Omit pictures and quote the listing below line by line, from its start through the line that holds "const gridH = rowH * categories.length;".

====== MATERIAL

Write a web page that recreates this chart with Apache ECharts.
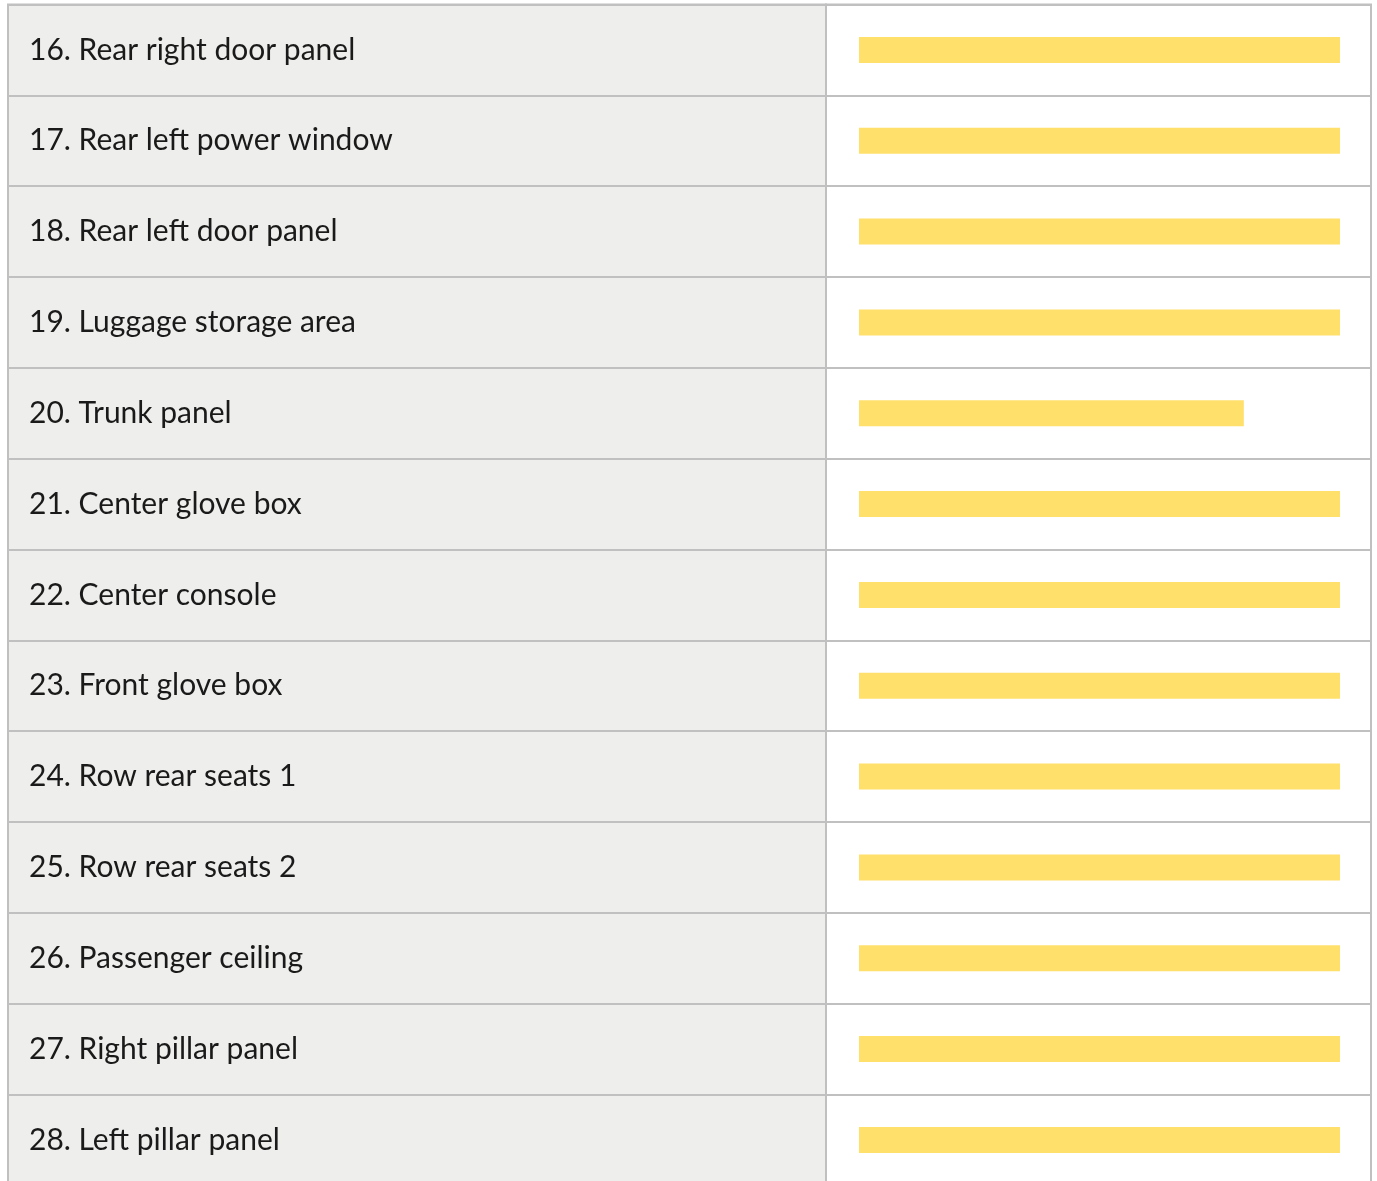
<!DOCTYPE html>
<html>
<head>
<meta charset="utf-8">
<style>
html,body{margin:0;padding:0;background:#ffffff;overflow:hidden;}
#chart{width:1377px;height:1200px;}
</style>
<script src="https://cdn.jsdelivr.net/npm/echarts@6/dist/echarts.min.js"></script>
</head>
<body>
<div id="chart"></div>
<script>
const categories = [
  '16. Rear right door panel',
  '17. Rear left power window',
  '18. Rear left door panel',
  '19. Luggage storage area',
  '20. Trunk panel',
  '21. Center glove box',
  '22. Center console',
  '23. Front glove box',
  '24. Row rear seats 1',
  '25. Row rear seats 2',
  '26. Passenger ceiling',
  '27. Right pillar panel',
  '28. Left pillar panel'
];
const values = [100, 100, 100, 100, 80, 100, 100, 100, 100, 100, 100, 100, 100];

const chart = echarts.init(document.getElementById('chart'), null, {renderer: 'canvas'});
const border = '#c0c0c0';
const rowH = 90.83;
const gridTop = 4.5;
const gridH = rowH * categories.length;

chart.setOption({
  animation: false,
  grid: [
    {left: 8, width: 818, top: gridTop, height: gridH, show: true,
     backgroundColor: '#eeefec', borderColor: border, borderWidth: 2, containLabel: false},
    {left: 826, width: 545, top: gridTop, height: gridH, show: true,
     backgroundColor: '#ffffff', borderColor: border, borderWidth: 2, containLabel: false}
  ],
  xAxis: [
    {gridIndex: 0, type: 'value', min: 0, max: 1, show: false},
    {gridIndex: 1, type: 'value', min: -6.86, max: 106.44, show: false}
  ],
  yAxis: [
    {gridIndex: 0, type: 'category', data: categories, inverse: true,
     axisLine: {show: false}, axisTick: {show: false},
     splitLine: {show: true, interval: 0, lineStyle: {color: border, width: 2}},
     axisLabel: {show: true, inside: true, interval: 0, margin: 21, align: 'left',
       color: '#1a1a1a', fontSize: 30, fontFamily: 'Lato'}},
    {gridIndex: 1, type: 'category', data: categories, inverse: true,
     axisLine: {show: false}, axisTick: {show: false}, axisLabel: {show: false},
     splitLine: {show: true, interval: 0, lineStyle: {color: border, width: 2}}}
  ],
  series: [
    {type: 'bar', xAxisIndex: 1, yAxisIndex: 1, data: values, barWidth: 26,
     itemStyle: {color: '#ffe06b'}, silent: true}
  ]
});
</script>
</body>
</html>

============

#### THE COMPLETED TASK
Write a web page that recreates this chart with Apache ECharts.
<!DOCTYPE html>
<html>
<head>
<meta charset="utf-8">
<style>
html,body{margin:0;padding:0;background:#ffffff;overflow:hidden;}
#chart{width:1377px;height:1200px;}
</style>
<script src="https://cdn.jsdelivr.net/npm/echarts@6/dist/echarts.min.js"></script>
</head>
<body>
<div id="chart"></div>
<script>
const categories = [
  '16. Rear right door panel',
  '17. Rear left power window',
  '18. Rear left door panel',
  '19. Luggage storage area',
  '20. Trunk panel',
  '21. Center glove box',
  '22. Center console',
  '23. Front glove box',
  '24. Row rear seats 1',
  '25. Row rear seats 2',
  '26. Passenger ceiling',
  '27. Right pillar panel',
  '28. Left pillar panel'
];
const values = [100, 100, 100, 100, 80, 100, 100, 100, 100, 100, 100, 100, 100];

const chart = echarts.init(document.getElementById('chart'), null, {renderer: 'canvas'});
const border = '#c0c0c0';
const rowH = 90.83;
const gridTop = 4.5;
const gridH = rowH * categories.length;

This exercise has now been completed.